Can the Army master the cultural change needed or would this type of function be better delivered by civilian organisation?

If we look back to only last week with the post on the lack of British Military Bloggers. the suggestion is the ability of the MoD to engage with the world of social media is hampered by deeply ingrained cultural issues.

Personnel numbers are finite, can the Army afford to swap fighting strength for this kind of capability.

I saw a joke somewhere a while ago about computer chess, it went along the lines of;

My computer beat me at chess the other day, but it was no match for me at kick boxing

There is an argument that the Army should stick to its knitting, yes, conflict is changing, yes, social media and information operations are vitally important, but swapping combat power for a capability that can be delivered by civilian organisations (in the main) is actually a very poor use of finite resource.

Instead of trying to evolve with the times, the Army might be better simply recognising that there are some things better done by others?

Good luck to this new group but I think there are still questions in the why column.

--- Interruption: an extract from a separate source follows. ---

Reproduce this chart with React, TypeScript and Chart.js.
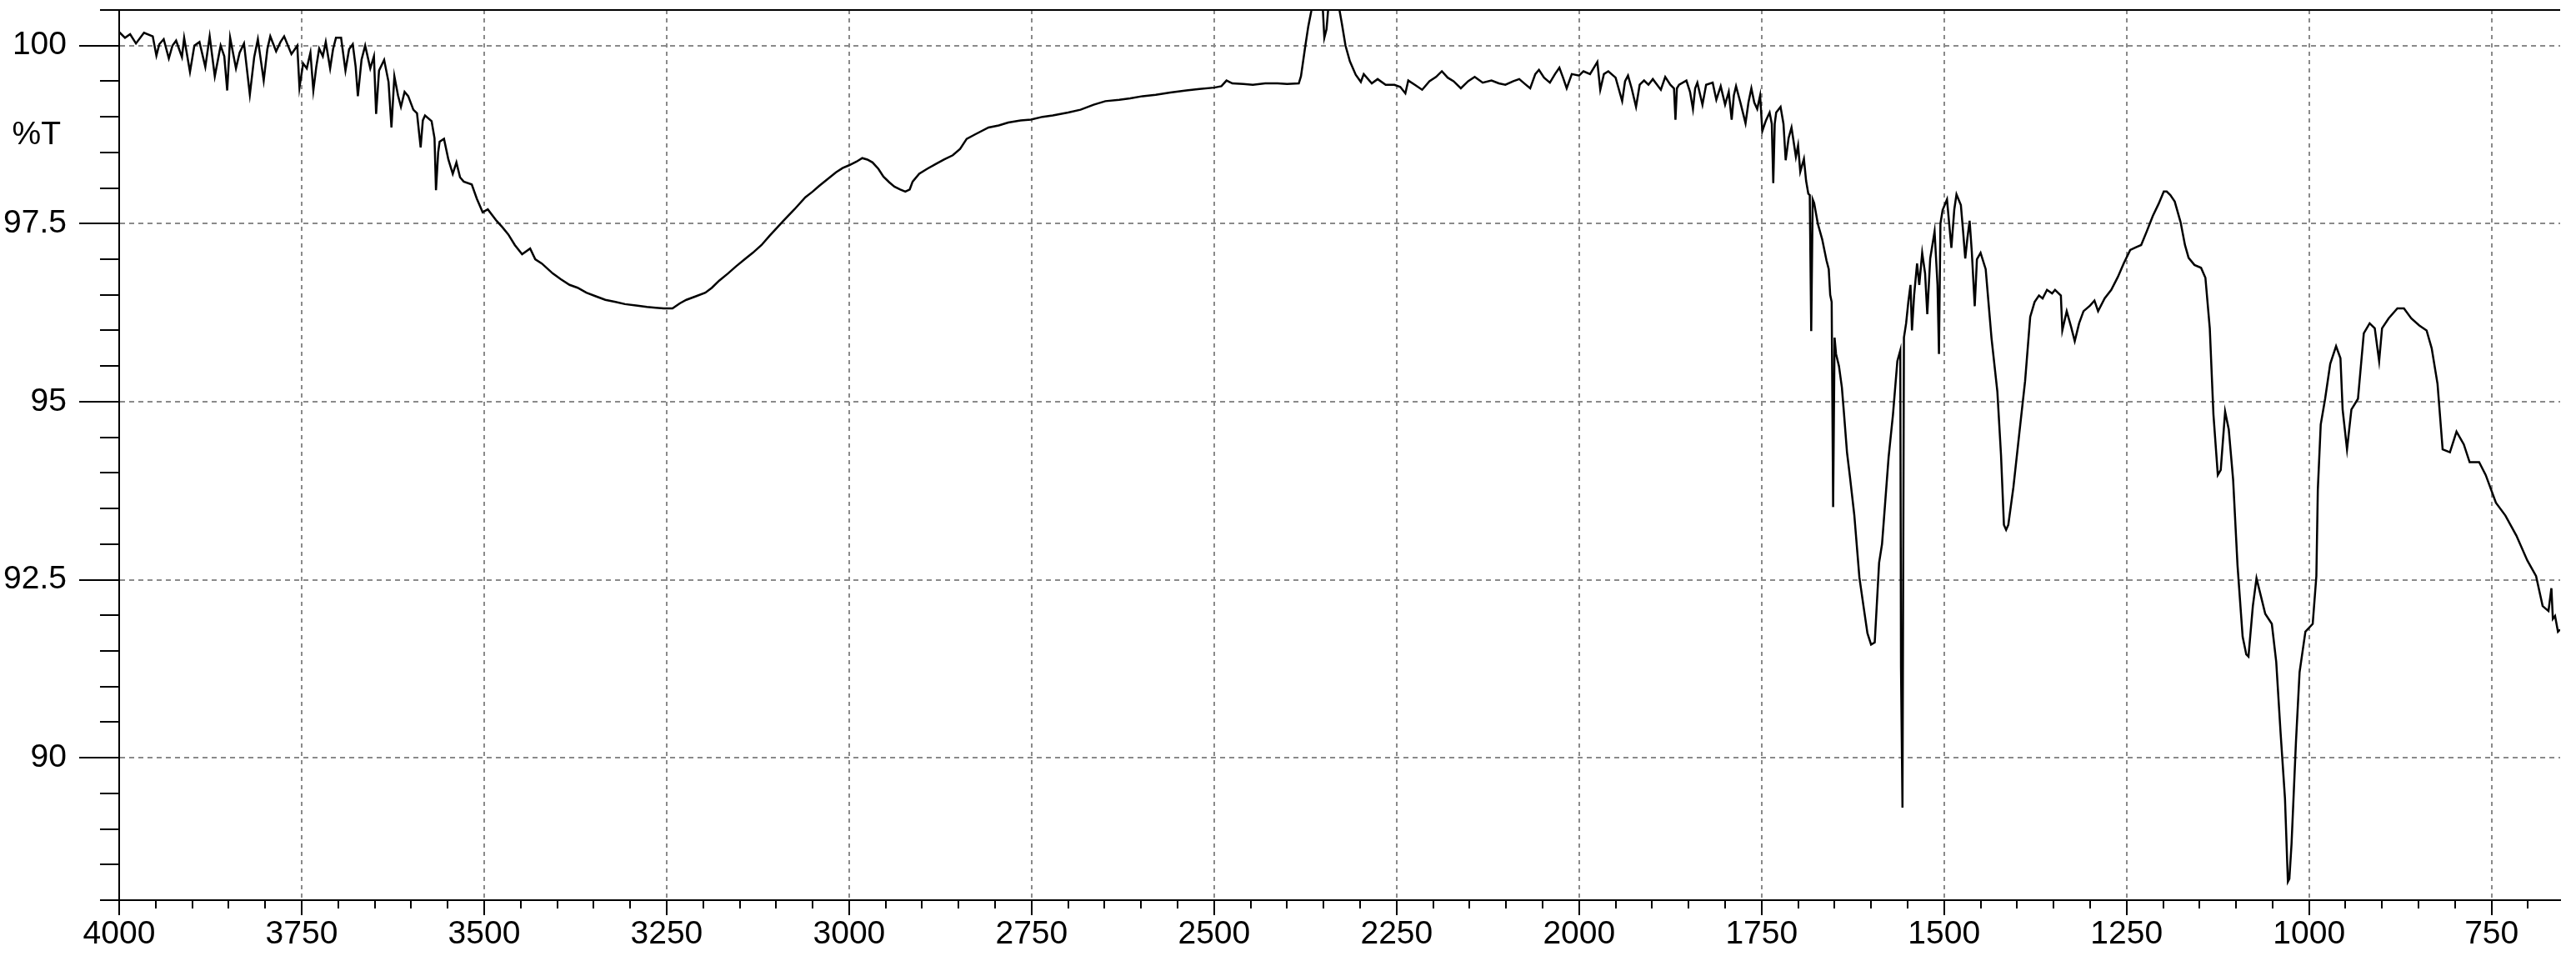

As a footnote, there seems to be an enormous amount of misinformed commentary about the Chindits connection on social media, that the Old Comrades Association was not consulted and that it had nothing to do with the Chindits but the 77th Indian Infantry Brigade. Whatever the truth, whatever the reality, the simple fact is it is this issue that is getting most attention which to my way of thinking is rather a poor start for an organisation that is supposedly media savvy.